Superconductor technology like LK-99 could lead to a tectonic shift in the fields of power and transportation. Such a material could lead to a new age of frictionless high-speed trains, lossless power lines and super-efficient quantum computers. Particle accelerators and nuclear fusion devices could also be run in a cost-efficient manner.
Superconducting materials are already in use in a variety of applications around the world, such as MRI machines, but they require extremely low temperatures or extremely high pressures. Such conditions are difficult and expensive to maintain.
Despite many previous claims about room-temperature superconductors falling flat, the prospect of discovering such material has motivated researchers to push forward.
How do superconductors work?
At normal temperatures, all materials offer some amount of electrical resistance. Modern materials that are used to conduct electricity, like wiring supplying energy to homes, are inefficient. As electrons move from one end of the wire to the other, they keep bumping into atoms and are slowed, creating heat and causing energy to be lost. But if wires were to be made from a superconductive material, these losses could be nullified.
The nuclei of all atoms vibrate at a constant rate. In a superconducting material, the electrons move from atom to atom in a coordinated way, in sync with the vibrating nuclei. This efficient movement leads to no collisions; therefore, there is no resistance to the flow of electricity. The movement of electrons and nuclei becomes more organised at colder temperatures. Hence, the existing crop of superconductors only works at extremely low temperatures.

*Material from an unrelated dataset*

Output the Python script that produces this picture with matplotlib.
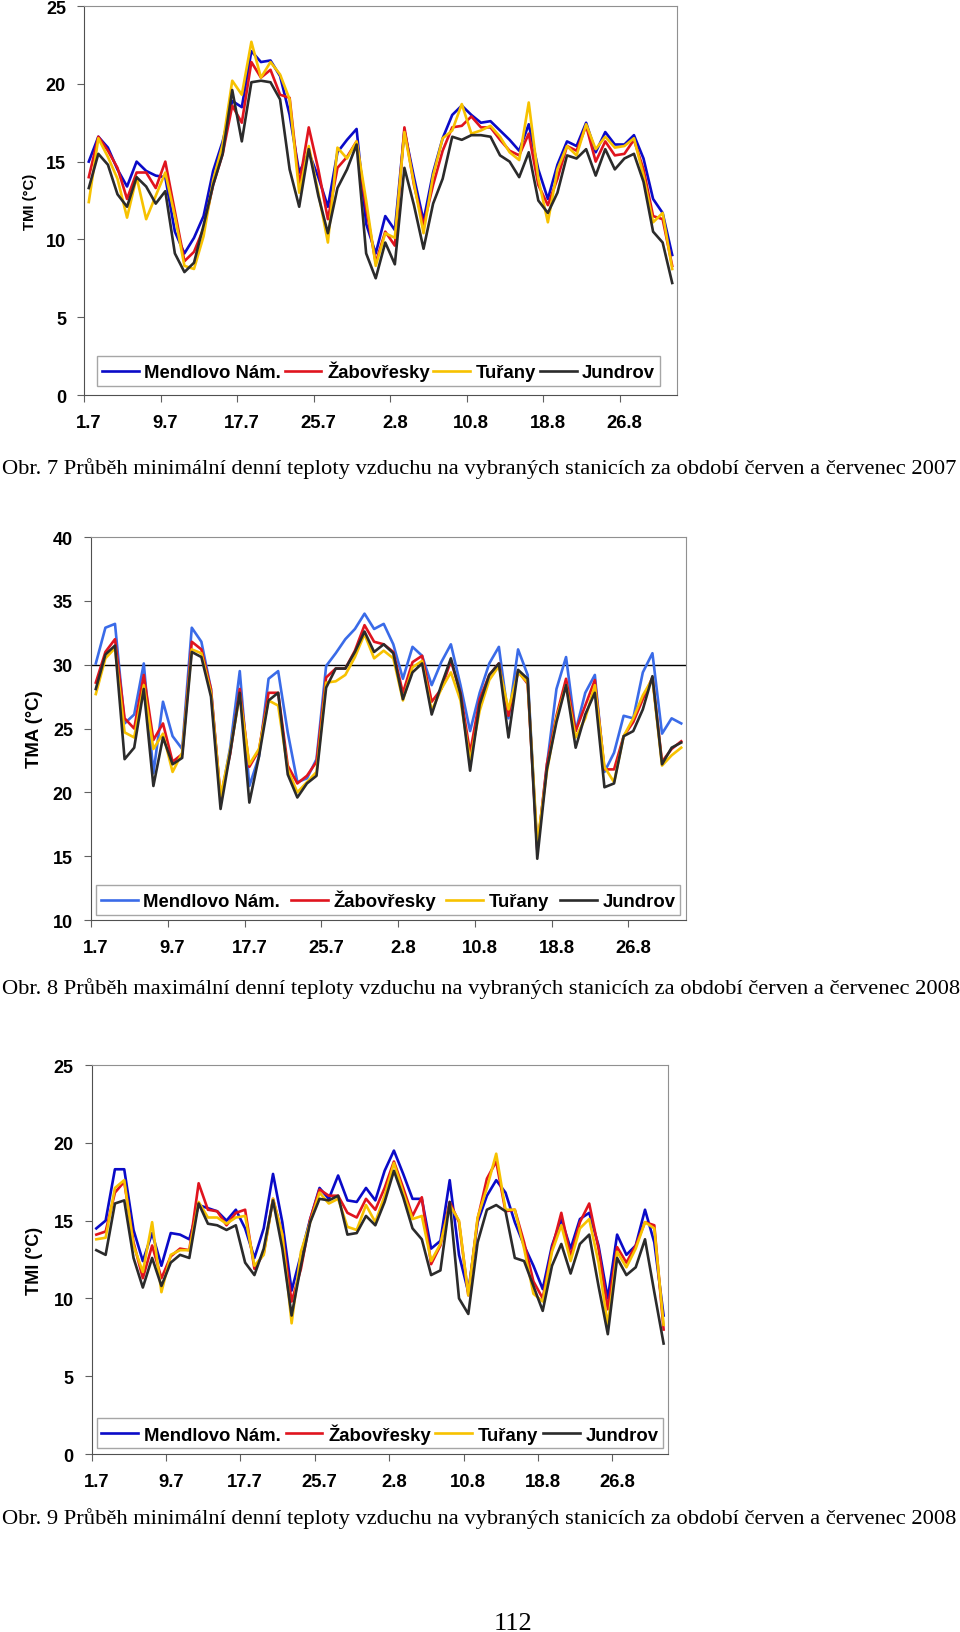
import numpy as np
import matplotlib
matplotlib.use('Agg')
import matplotlib.pyplot as plt
from matplotlib.ticker import FixedLocator, NullFormatter

plt.rcParams['font.family'] = ['Liberation Sans', 'DejaVu Sans']
plt.rcParams['font.weight'] = 'bold'

# categories: 1.7 .. 31.8
dates = [f'{d}.7' for d in range(1, 32)] + [f'{d}.8' for d in range(1, 32)]
stations = ['Mendlovo Nám.', 'Žabovřesky', 'Tuřany', 'Jundrov']

# Obr. 7 - TMI 2007
tmi07_mendlovo = [15.0, 16.6, 15.9, 14.5, 13.4, 15.0, 14.4, 14.1, 14.0, 10.5, 9.1, 10.1, 11.5, 14.4, 16.3, 18.9,
                  18.5, 22.1, 21.4, 21.5, 20.5, 18.0, 14.3, 15.6, 14.0, 12.1, 15.6, 16.4, 17.1, 11.0, 9.1,
                  11.5, 10.6, 17.0, 14.0, 11.2, 14.3, 16.5, 18.0, 18.6, 18.0, 17.5, 17.6, 17.0, 16.4, 15.7,
                  17.4, 14.5, 12.6, 14.8, 16.3, 16.0, 17.5, 15.6, 16.9, 16.1, 16.1, 16.7, 15.2, 12.6, 11.7, 9.0]
tmi07_zabovresky = [14.0, 16.6, 15.7, 14.6, 12.6, 14.3, 14.3, 13.3, 15.0, 11.8, 8.6, 9.2, 10.7, 13.5, 15.5, 18.6,
                    17.5, 21.4, 20.4, 20.9, 19.3, 19.1, 13.5, 17.2, 14.5, 11.3, 14.6, 15.3, 16.3, 12.0, 8.5,
                    10.5, 9.6, 17.2, 13.5, 10.9, 13.5, 15.7, 17.2, 17.3, 17.9, 17.2, 17.2, 16.4, 15.7, 15.4,
                    16.8, 13.5, 12.2, 13.9, 16.0, 15.7, 17.3, 15.0, 16.3, 15.4, 15.5, 16.4, 14.5, 11.5, 11.3, 8.3]
tmi07_turany = [12.4, 16.5, 15.3, 13.9, 11.4, 14.0, 11.3, 12.8, 14.3, 11.5, 8.3, 8.1, 10.2, 13.8, 16.1, 20.2,
                19.3, 22.7, 20.4, 21.4, 20.6, 19.0, 13.0, 16.0, 13.0, 9.8, 15.9, 15.2, 16.3, 12.5, 8.3,
                10.4, 10.1, 16.9, 13.6, 10.4, 14.1, 16.5, 17.0, 18.7, 16.8, 17.0, 17.3, 16.6, 15.6, 15.1,
                18.8, 13.9, 11.1, 14.5, 16.0, 15.4, 17.4, 15.8, 16.6, 15.9, 16.0, 16.5, 14.1, 11.1, 11.7, 8.1]
tmi07_jundrov = [13.3, 15.5, 14.8, 12.9, 12.1, 14.0, 13.4, 12.3, 13.1, 9.1, 7.9, 8.5, 10.9, 13.5, 15.5, 19.6,
                 16.3, 20.1, 20.2, 20.1, 19.0, 14.5, 12.1, 15.8, 12.8, 10.4, 13.3, 14.5, 16.1, 9.1, 7.5,
                 9.8, 8.4, 14.6, 12.2, 9.4, 12.3, 13.9, 16.6, 16.4, 16.7, 16.7, 16.6, 15.4, 15.0, 14.0,
                 15.6, 12.5, 11.7, 13.0, 15.4, 15.2, 15.8, 14.1, 15.8, 14.5, 15.2, 15.5, 13.7, 10.5, 9.8, 7.2]

# Obr. 8 - TMA 2008
tma08_mendlovo = [30.1, 32.9, 33.2, 25.4, 26.1, 30.1, 21.5, 27.1, 24.4, 23.4, 32.9, 31.8, 28.1, 19.4, 23.5, 29.5,
                  20.5, 22.8, 28.9, 29.5, 24.7, 20.8, 21.1, 22.6, 29.9, 30.9, 32.0, 32.8, 34.0, 32.8, 33.2,
                  31.6, 28.9, 31.4, 30.7, 28.4, 30.2, 31.6, 28.4, 24.8, 27.8, 30.1, 31.4, 25.8, 31.2, 29.2,
                  15.5, 22.1, 28.1, 30.6, 24.8, 27.8, 29.2, 21.6, 23.1, 26.0, 25.8, 29.4, 30.9, 24.6, 25.8, 25.4]
tma08_zabovresky = [28.6, 31.0, 32.0, 25.8, 25.0, 29.2, 24.1, 25.4, 22.4, 23.0, 31.8, 31.2, 28.1, 19.6, 23.0, 28.1,
                    22.0, 23.3, 27.8, 27.8, 22.1, 20.7, 21.3, 22.4, 29.0, 29.7, 29.7, 31.1, 33.1, 31.8, 31.6,
                    31.0, 27.8, 30.2, 30.7, 27.1, 28.1, 30.3, 27.8, 23.1, 27.3, 29.2, 30.1, 26.0, 29.5, 28.5,
                    15.5, 22.2, 26.0, 28.9, 24.8, 26.8, 28.8, 21.8, 21.8, 24.4, 25.5, 27.3, 29.0, 22.4, 23.4, 24.0]
tma08_turany = [27.7, 30.5, 31.3, 24.7, 24.3, 28.4, 23.4, 24.6, 21.6, 23.1, 31.2, 30.9, 27.8, 19.7, 23.3, 27.6,
                22.2, 23.4, 27.2, 26.8, 21.8, 20.0, 20.8, 21.6, 28.6, 28.7, 29.2, 30.6, 32.4, 30.5, 31.1,
                30.5, 27.2, 29.8, 30.3, 26.4, 28.1, 29.4, 27.2, 22.5, 26.4, 28.8, 29.9, 26.5, 29.4, 28.6,
                16.0, 21.6, 25.8, 28.4, 24.3, 25.8, 28.4, 22.0, 20.8, 24.4, 25.8, 27.6, 28.9, 22.1, 22.9, 23.5]
tma08_jundrov = [28.1, 30.8, 31.5, 22.6, 23.5, 28.1, 20.5, 24.3, 22.2, 22.7, 31.0, 30.6, 27.5, 18.7, 23.1, 27.8,
                 19.2, 22.8, 27.2, 27.8, 21.4, 19.6, 20.7, 21.3, 28.2, 29.7, 29.7, 31.0, 32.6, 31.0, 31.6,
                 30.9, 27.3, 29.4, 30.1, 26.1, 28.4, 30.5, 27.7, 21.7, 26.9, 29.2, 30.1, 24.3, 29.6, 28.9,
                 14.8, 21.8, 25.5, 28.4, 23.5, 26.1, 27.8, 20.4, 20.7, 24.4, 24.8, 26.5, 29.1, 22.2, 23.5, 23.9]

# Obr. 9 - TMI 2008
tmi08_mendlovo = [14.5, 15.0, 18.3, 18.3, 14.4, 12.4, 14.2, 12.1, 14.2, 14.1, 13.8, 16.0, 15.8, 15.6, 15.0, 15.7,
                  14.5, 12.6, 14.5, 18.0, 14.9, 10.5, 12.8, 15.1, 17.1, 16.4, 17.9, 16.3, 16.2, 17.1, 16.3,
                  18.2, 19.5, 18.0, 16.4, 16.4, 13.2, 13.7, 17.6, 12.8, 10.4, 14.9, 16.6, 17.6, 16.8, 14.9,
                  13.4, 12.1, 10.6, 13.4, 15.1, 13.2, 15.1, 15.5, 13.4, 10.0, 14.1, 12.8, 13.4, 15.7, 13.6, 8.9]
tmi08_zabovresky = [14.1, 14.3, 16.8, 17.5, 13.6, 11.3, 13.4, 11.3, 12.7, 13.2, 13.1, 17.4, 15.7, 15.6, 14.7, 15.5,
                    15.7, 11.9, 12.9, 16.4, 14.1, 9.8, 11.9, 15.1, 17.0, 16.6, 16.6, 15.5, 15.2, 16.4, 15.7,
                    17.1, 18.8, 17.1, 15.3, 16.5, 12.2, 13.4, 16.2, 14.9, 10.2, 15.1, 17.7, 18.8, 15.6, 15.7,
                    13.6, 11.1, 10.0, 13.2, 15.5, 12.7, 14.9, 16.1, 13.2, 9.3, 13.3, 12.3, 13.4, 14.9, 14.7, 8.0]
tmi08_turany = [13.8, 13.9, 17.1, 17.6, 13.4, 11.7, 14.9, 10.4, 12.8, 13.1, 13.1, 16.2, 15.2, 15.2, 14.8, 15.2,
                15.3, 12.1, 12.8, 16.4, 14.1, 8.4, 13.0, 14.9, 16.8, 16.1, 16.4, 14.6, 14.4, 16.0, 14.9,
                16.6, 18.7, 16.8, 15.1, 15.3, 12.4, 13.5, 16.0, 15.0, 10.2, 15.2, 17.1, 19.3, 15.7, 15.7,
                13.2, 10.3, 9.8, 13.0, 14.7, 12.4, 14.5, 15.1, 12.3, 8.3, 13.0, 12.0, 13.2, 14.9, 14.5, 8.3]
tmi08_jundrov = [13.1, 12.8, 16.1, 16.3, 12.6, 10.7, 12.6, 10.8, 12.3, 12.8, 12.6, 16.1, 14.8, 14.7, 14.4, 14.7,
                 12.3, 11.5, 13.2, 16.3, 13.2, 8.9, 12.1, 14.9, 16.4, 16.3, 16.6, 14.1, 14.2, 15.3, 14.7,
                 16.2, 18.2, 16.5, 14.5, 13.8, 11.5, 11.8, 16.2, 10.0, 9.0, 13.6, 15.7, 16.0, 15.6, 12.6,
                 12.4, 10.8, 9.2, 12.1, 13.5, 11.6, 13.5, 14.1, 10.8, 7.7, 12.6, 11.5, 12.0, 13.8, 10.4, 7.1]

dark_cols = ['#0A0AC8', '#E0141E', '#F7C200', '#2B2B2B']
light_cols = ['#3A6BE8', '#E0141E', '#F7C200', '#2B2B2B']

captions = [
    'Obr. 7 Průběh minimální denní teploty vzduchu na vybraných stanicích za období červen a červenec 2007',
    'Obr. 8 Průběh maximální denní teploty vzduchu na vybraných stanicích za období červen a červenec 2008',
    'Obr. 9 Průběh minimální denní teploty vzduchu na vybraných stanicích za období červen a červenec 2008',
]


def plot_panel(ax, series, colors, ymin, ymax, ystep, ylabel, ylabel_size, ylabel_x, legend_box):
    ''' one Excel-like line chart '''
    x = np.arange(len(dates))
    for vals, name, c in zip(series, stations, colors):
        ax.plot(x, vals, color=c, lw=1.9, label=name)

    ax.set_xlim(-0.5, len(dates) - 0.5)
    ax.set_ylim(ymin, ymax)
    ax.set_yticks(np.arange(ymin, ymax + 1, ystep))

    # category axis: tick marks between categories, labels on the categories
    ax.xaxis.set_major_locator(FixedLocator(np.arange(-0.5, len(dates), 8)))
    ax.xaxis.set_major_formatter(NullFormatter())
    ax.xaxis.set_minor_locator(FixedLocator(np.arange(0, len(dates), 8)))
    ax.set_xticklabels(dates[::8], minor=True)
    ax.tick_params(axis='x', which='major', length=5, color='#606060', direction='out')
    ax.tick_params(axis='x', which='minor', length=0, pad=14, labelsize=13.3)
    ax.tick_params(axis='y', length=5, color='#606060', pad=8, labelsize=13)

    for side in ['left', 'bottom']:
        ax.spines[side].set_color('#505050')
    for side in ['top', 'right']:
        ax.spines[side].set_color('#909090')

    ax.set_ylabel(ylabel, fontsize=ylabel_size, fontweight='bold')
    ax.yaxis.set_label_coords(ylabel_x, 0.5)

    leg = ax.legend(ncol=4, loc='lower left', bbox_to_anchor=legend_box, mode='expand',
                    fancybox=False, edgecolor='#909090', fontsize=13.3, handlelength=2.0,
                    handletextpad=0.3, borderpad=0.25, borderaxespad=0, columnspacing=0.6)
    leg.get_frame().set_linewidth(1.0)


fig = plt.figure(figsize=(9.6, 16.33), dpi=100)

ax1 = fig.add_axes([0.0875, 0.7575, 0.6177, 0.2382])
plot_panel(ax1, [tmi07_mendlovo, tmi07_zabovresky, tmi07_turany, tmi07_jundrov], dark_cols,
           0, 25, 5, 'TMI (°C)', 10.7, -0.079, (0.022, 0.023, 0.949, 0.077))

ax2 = fig.add_axes([0.0948, 0.436, 0.6198, 0.2345])
ax2.axhline(30, color='black', lw=1.0, zorder=1)
plot_panel(ax2, [tma08_mendlovo, tma08_zabovresky, tma08_turany, tma08_jundrov], light_cols,
           10, 40, 5, 'TMA (°C)', 13.3, -0.081, (0.0084, 0.013, 0.9816, 0.073))

ax3 = fig.add_axes([0.0955, 0.109, 0.6006, 0.2382])
plot_panel(ax3, [tmi08_mendlovo, tmi08_zabovresky, tmi08_turany, tmi08_jundrov], dark_cols,
           0, 25, 5, 'TMI (°C)', 13, -0.0845, (0.009, 0.015, 0.982, 0.08))

# captions under the charts
for ytxt, txt in zip([474, 994, 1524], captions):
    fig.text(0.002, 1 - ytxt / 1633, txt, family='Liberation Serif', fontweight='normal',
             fontsize=16.2, ha='left', va='baseline')

fig.text(513 / 960, 3 / 1633, '112', family='Liberation Serif', fontweight='normal',
         fontsize=19, ha='center', va='baseline')

fig.savefig('out.png', dpi=100)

Why the need for a room-temperature superconductor?
Since the electric current flowing through metal wire suffers losses due to the wire's electrical resistance, a significant amount of electricity is lost in transmission. Scientists have pondered the existence of materials that would offer no resistance to the flow of electricity.
Such superconducting materials were discovered more than a century ago. In 1911, Dutch physicist Heike Kamerlingh Onnes discovered that mercury, a liquid metal at room temperature, becomes a superconductor at an extremely cold temperature of -268.95 degrees Celsius. Such temperatures at which materials such as lead, aluminium, tin, niobium, and several others become superconductors are known as critical temperatures. In the late 1970s, scientists believed that superconductors couldn't function at more than -240 degrees Celsius.

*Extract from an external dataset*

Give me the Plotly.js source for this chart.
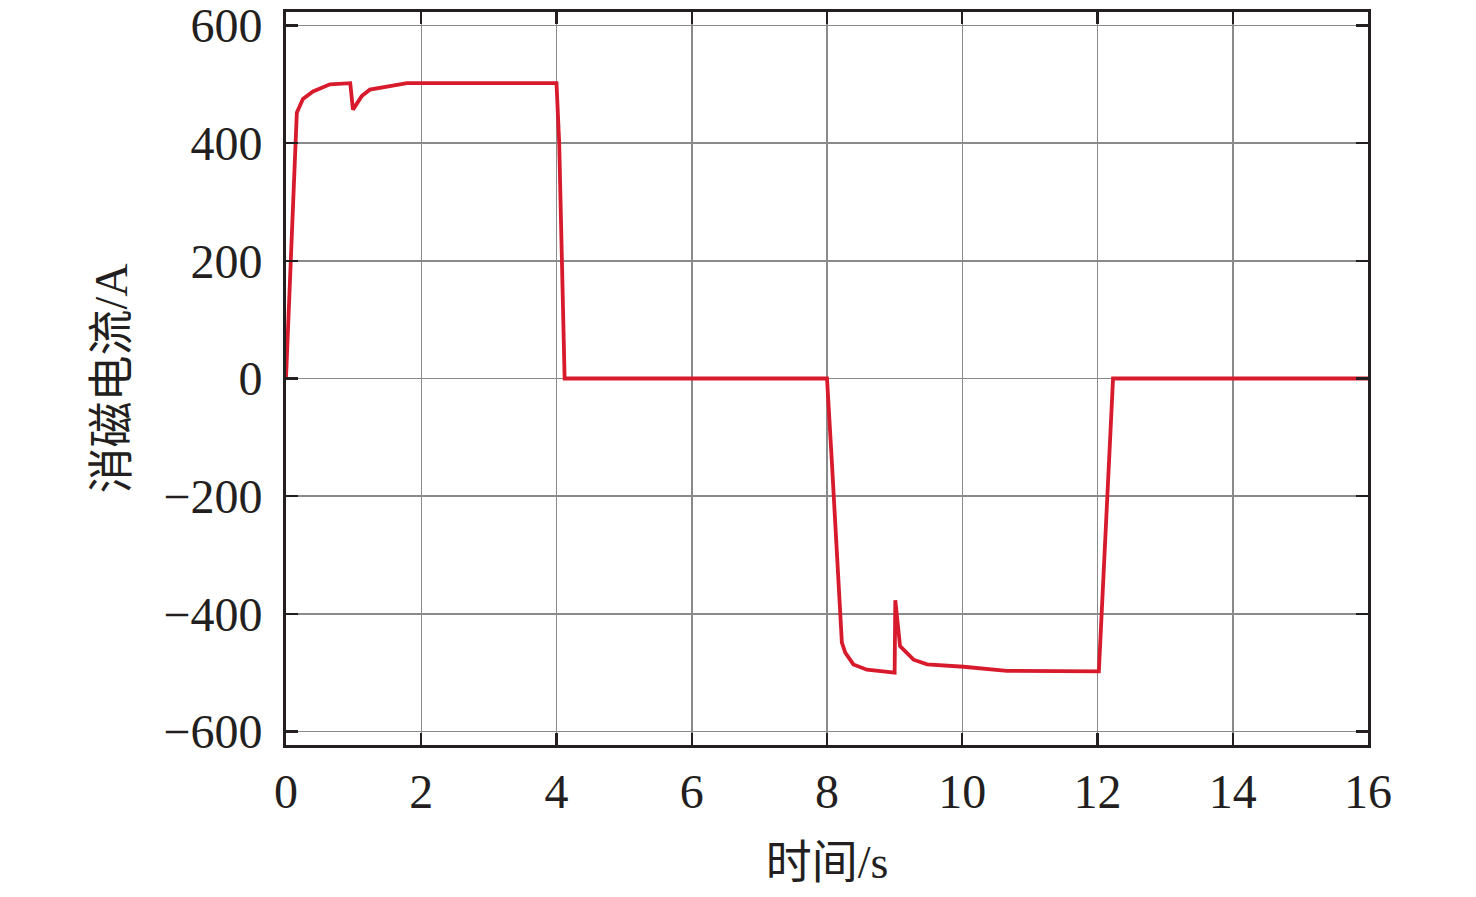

After several years of research, scientists concluded that superconductivity in metals could be achieved if they can be cooled down to suitably low temperatures.
Researchers also realised that along with being perfect conductors of electricity, superconductors also have many other properties that could lead to monumental breakthroughs in the fields of energy, transportation and computers.
Hence, the challenge before scientists has been to discover a material that can conduct electricity without resistance at an ordinary temperature and pressure.
Controversy over LK-99
Scientists have expressed doubts about the claims of the South Korean researchers as several versions of the LK-99 paper have appeared on the preprint platform arXiv with inconsistent data, and their findings have not been put through basic tests used to confirm superconductivity.
Critics said the research paper is waiting to be peer-reviewed for publication and contains low-quality data.
The Korean Society of Superconductivity and Cryogenics stated that it had asked the Quantum Energy Research Centre to submit samples to verify its researchers' findings of a room-temperature superconductor material, Reuters reported on Thursday.
"Based on data from the two archived papers and the video made public, the materials ... cannot be called room temperature superconductors at this point," the group said.
Recent claims of room-temperature superconductivity have been met with scepticism, as none of them has been able to withstand rigorous scientific scrutiny. In July, Physical Review Letters, a prominent scientific journal, decided to retract a paper by Ranga Dias, a physicist at the University of Rochester, apparently because of faulty data. Nature retracted another paper by Dias in September last year after researchers could not reproduce the results.